I picked up a sad old book for 50¢ at the Kutztown Library sale. The cover reminded me of Jean Charlot’s art. The pages were yellowed, torn in places, many illustrations were defaced with crude blue pencil marks. Even in this sorry state I found the book quite moving. Citizen 13660 is a graphic documentary by an American woman put in a concentration camp near San Francisco. Citizen 13660 was first published in 1946, before the terms graphic novel or graphic memoir existed.
Miné Okubo was born in Riverside, CA to Japanese parents. A top art student at U.C. Berkeley, she won a prestigious fellowship to study in Europe. She studied with Leger in Paris, but 1939 was not a good time to live in Europe. When the Nazis took Paris she managed to get home to Berkeley, California with only the clothes on her back.
Okubo got some interesting art jobs for the Roosevelt’s WPA. She worked with Diego Rivera for a time when he was doing his San Francisco murals. She got her own commission create a mural for a Soldier and Sailor’s Hall in Oakland. Then the Japanese bombed Pearl Harbor. She had to carry special authorization papers to allow her to travel more than 5 miles from her home in Berkeley to Oakland.
Things quickly got worse for the Japanese-Americans.

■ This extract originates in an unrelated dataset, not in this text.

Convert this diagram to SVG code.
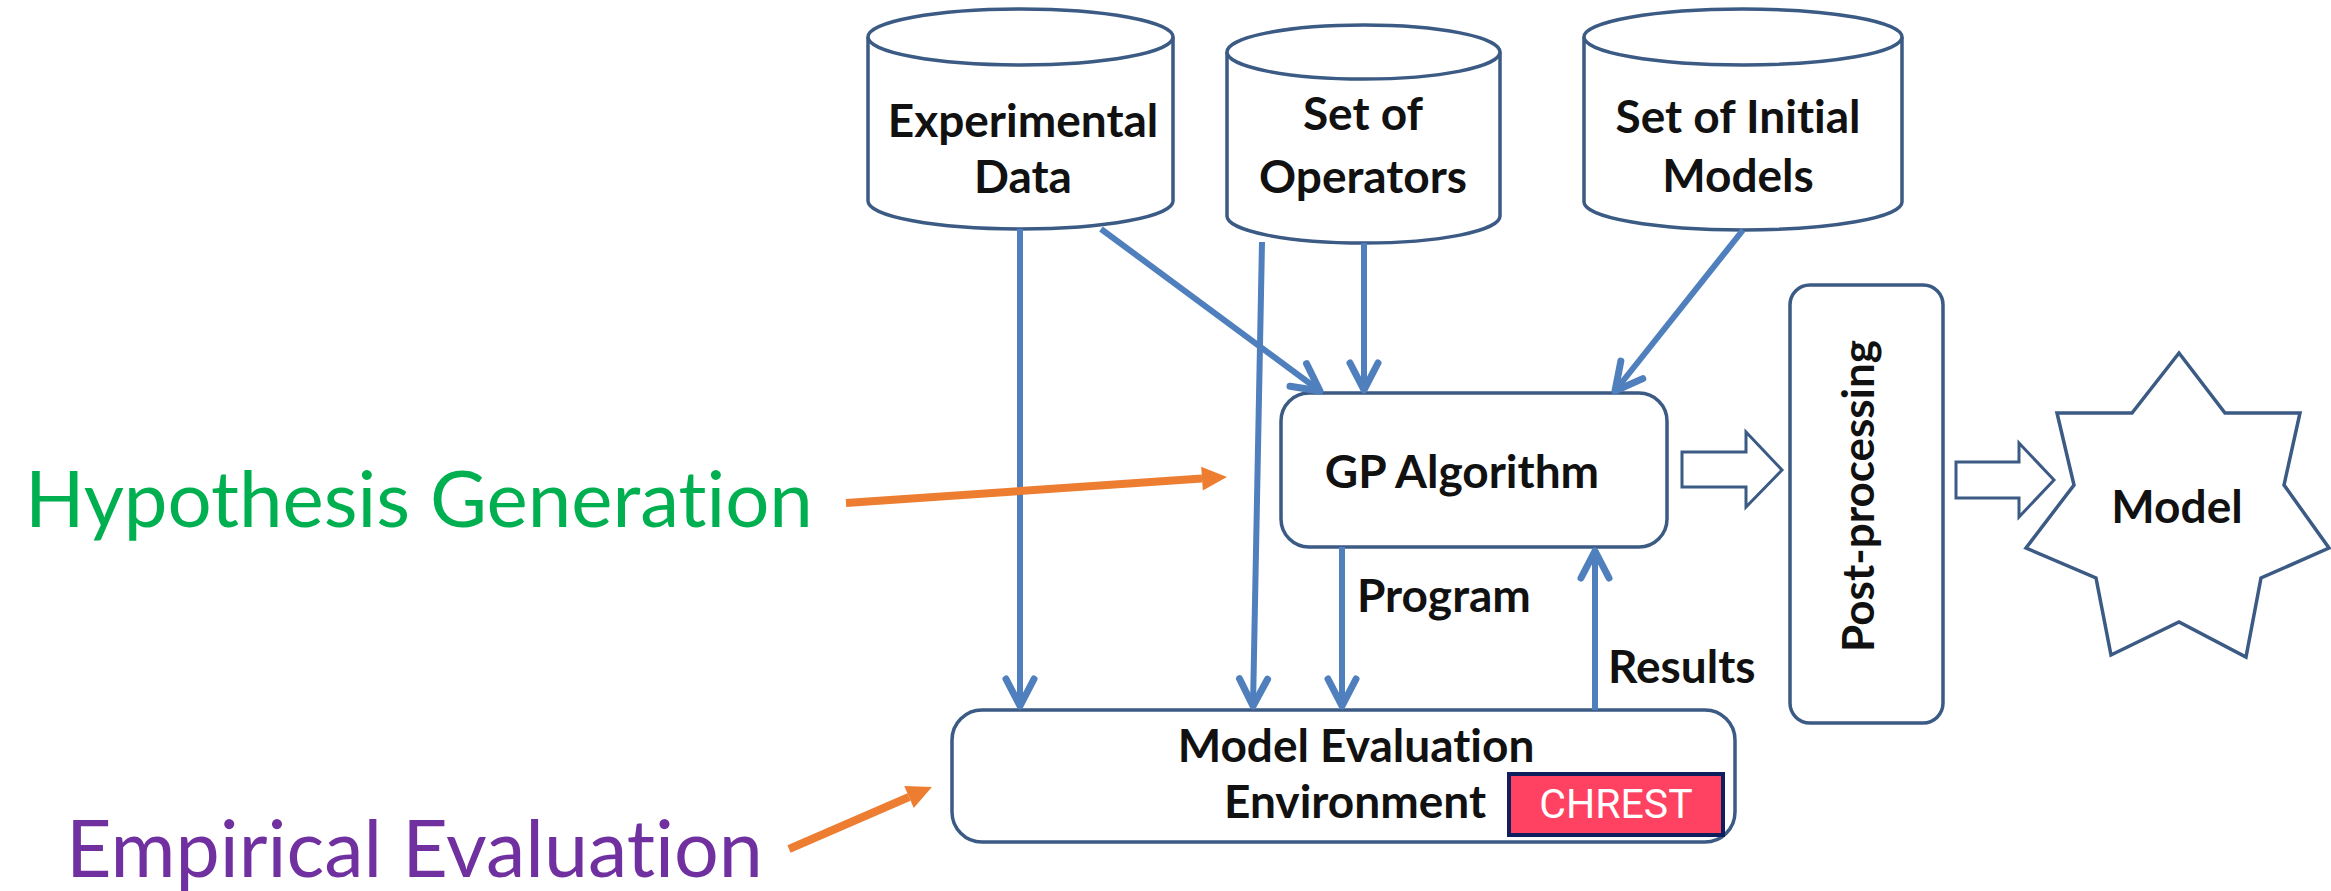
<svg xmlns="http://www.w3.org/2000/svg" width="2331" height="891" viewBox="0 0 2331 891">
  <style>
    text { font-variant-ligatures: none; }
    .shape { fill: #ffffff; stroke: #3b5a84; stroke-width: 3.5; }
    .node-text { font-family: Lato, "Liberation Sans", sans-serif; font-weight: 700; font-size: 46px; fill: #111111; text-anchor: middle; }
    .conn { stroke: #4f7fbd; stroke-width: 6; fill: none; }
    .block { fill: #ffffff; stroke: #3b5a84; stroke-width: 3; stroke-linejoin: miter; }
    .orange { stroke: #ed7d31; stroke-width: 8; fill: none; }
    .phase { font-family: Lato, "Liberation Sans", sans-serif; font-weight: 400; font-size: 78px; }
    .tag-text { font-family: Roboto, "Liberation Sans", sans-serif; font-size: 41px; fill: #ffffff; text-anchor: middle; }
  </style>
  <defs>
    <marker id="vhead" markerUnits="userSpaceOnUse" markerWidth="1" markerHeight="1" orient="auto" overflow="visible">
      <path d="M-27,-14 L0,0 L-27,14" fill="none" stroke="#4f7fbd" stroke-width="7" stroke-linejoin="round" stroke-linecap="round"/>
    </marker>
    <marker id="ohead" markerUnits="userSpaceOnUse" markerWidth="1" markerHeight="1" orient="auto" overflow="visible">
      <path d="M0,-12 L25,0 L0,12 Z" fill="#ed7d31"/>
    </marker>
  </defs>

  <rect width="2331" height="891" fill="#ffffff"/>

  <!-- data stores -->
  <g id="experimental-data">
    <path class="shape" d="M868,37 A152.5,28 0 0 1 1173,37 L1173,201 A152.5,28 0 0 1 868,201 Z"/>
    <path class="shape" d="M868,37 A152.5,28 0 0 0 1173,37"/>
    <text class="node-text" x="1023" y="137">Experimental</text>
    <text class="node-text" x="1023" y="193">Data</text>
  </g>
  <g id="set-of-operators">
    <path class="shape" d="M1227,52 A136.5,27 0 0 1 1500,52 L1500,216 A136.5,27 0 0 1 1227,216 Z"/>
    <path class="shape" d="M1227,52 A136.5,27 0 0 0 1500,52"/>
    <text class="node-text" x="1363" y="130">Set of</text>
    <text class="node-text" x="1363" y="193">Operators</text>
  </g>
  <g id="set-of-initial-models">
    <path class="shape" d="M1584,37 A159,28 0 0 1 1902,37 L1902,202 A159,28 0 0 1 1584,202 Z"/>
    <path class="shape" d="M1584,37 A159,28 0 0 0 1902,37"/>
    <text class="node-text" x="1738" y="133">Set of Initial</text>
    <text class="node-text" x="1738" y="192">Models</text>
  </g>

  <!-- processing nodes -->
  <g id="gp-algorithm">
    <rect class="shape" x="1281" y="393" width="386" height="154" rx="28"/>
    <text class="node-text" x="1462" y="488">GP Algorithm</text>
  </g>
  <g id="model-evaluation">
    <rect class="shape" x="952" y="710" width="783" height="132" rx="30"/>
    <text class="node-text" x="1356" y="762">Model Evaluation</text>
    <text class="node-text" x="1355" y="818">Environment</text>
    <g id="chrest-tag">
      <rect x="1509" y="774" width="214" height="61" fill="#ff4262" stroke="#0f1f5e" stroke-width="4"/>
      <text class="tag-text" x="1616" y="818">CHREST</text>
    </g>
  </g>
  <g id="post-processing">
    <rect class="shape" x="1790" y="285" width="153" height="438" rx="20"/>
    <text class="node-text" transform="translate(1874,496) rotate(-90)" x="0" y="0" style="font-size:44px">Post-processing</text>
  </g>
  <g id="model">
    <polygon class="shape" points="2179,353 2225,413 2300,413 2284,485 2329,548 2261,578 2246,657 2179,622 2111,655 2096,578 2026,548 2074,485 2057,413 2132,413"/>
    <text class="node-text" x="2177" y="523">Model</text>
  </g>

  <!-- phase labels -->
  <g id="hypothesis-generation">
    <text class="phase" x="25" y="527" fill="#00b050">Hypothesis Generation</text>
  </g>
  <g id="empirical-evaluation">
    <text class="phase" x="66" y="877" fill="#7030a0" style="font-size:79px">Empirical Evaluation</text>
  </g>

  <!-- connectors -->
  <g id="connectors">
    <line class="conn" x1="1020" y1="229" x2="1020" y2="706" marker-end="url(#vhead)"/>
    <line class="conn" x1="1101" y1="229" x2="1320" y2="391" marker-end="url(#vhead)"/>
    <line class="conn" x1="1262" y1="242" x2="1253" y2="706" marker-end="url(#vhead)"/>
    <line class="conn" x1="1364" y1="243" x2="1364" y2="390" marker-end="url(#vhead)"/>
    <line class="conn" x1="1743" y1="230" x2="1615" y2="391" marker-end="url(#vhead)"/>
    <line class="conn" x1="1342" y1="547" x2="1342" y2="706" marker-end="url(#vhead)"/>
    <line class="conn" x1="1595" y1="710" x2="1595" y2="551" marker-end="url(#vhead)"/>
    <text class="node-text" x="1357" y="612" style="text-anchor:start">Program</text>
    <text class="node-text" x="1608" y="683" style="text-anchor:start">Results</text>
    <polygon class="block" points="1682,452 1746,452 1746,432 1782,470 1746,507 1746,487 1682,487"/>
    <polygon class="block" points="1956,462 2019,462 2019,443 2054,480 2019,517 2019,498 1956,498"/>
    <line class="orange" x1="846" y1="503" x2="1202" y2="478.6" marker-end="url(#ohead)"/>
    <line class="orange" x1="789" y1="849" x2="909" y2="797" marker-end="url(#ohead)"/>
  </g>
</svg>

They were rounded up and put in internment camps. Miné and her family and 8,000 others were taken to Tanforan, a camp made from a run-down horse track in San Bruno, just south of San Francisco.
Her text is remarkable for its simplicity. She notes gambling was forbidden, yet they were living in stalls at a race track. She avoids pointing out the irony, letting the reader connect the dots.
The “Japanese American Segregation Centers” were the result of racism. Over 100,000 Japanese-Americans were imprisoned, the majority were U.S citizens. The U.S. was waging war with Germany and Italy, too. German-Americans and Italian-Americans may have suffered wartime discrimination, but they were white Europeans, and so never herded into interment camps like the Japanese.
Her sketches document the daily indignities of six months at Tanforan. Then she and her brother were relocated inland to Topaz, a Japanese Relocation Center in Utah. Topaz was even less pleasant than Tanforan. After two years of confinement she was eventually released. She remained an artist until her death in 2001 in Greenwich Village, NYC.
Miné Okubo wrote “I am often asked, why am I not bitter and could this happen again? I am a realist with a creative mind, interested in people, so my thoughts are constructive. I am not bitter. I hope that things can be learned from this tragic episode, for I believe it could happen again.”
The pages of my first edition of Citizen 13660, (Columbia University Press, 1946) are falling apart as I turn them. I may be the last person to read this particular volume. Fortunately, the book has been reissued in paperback by the University of Washington Press. And nearly 200 of Okubo’s internment camp sketches can be found here on the web site of the Japanese American National Museum. Miné Okubo illustrated a life worth remembering.
Kevin, what a wonderful historical find and “save.” Thanks for passing in along, hope you can save the book! David
Much of this part of our American history has been regretfully forgotten. Stop people on the street and how many even heard of this shameful period in this land of the free? Probably 1 out of a thousand, if that. Your book is a treasure. Thanks for posting the pages and links. Jean Charlot is an artist that was popular in Hawaii when I was growing up, what a flash back seeing his name here.
David, Rona, thanks for your comments. Glad you liked the post. I found the book quite by accident, and it is great.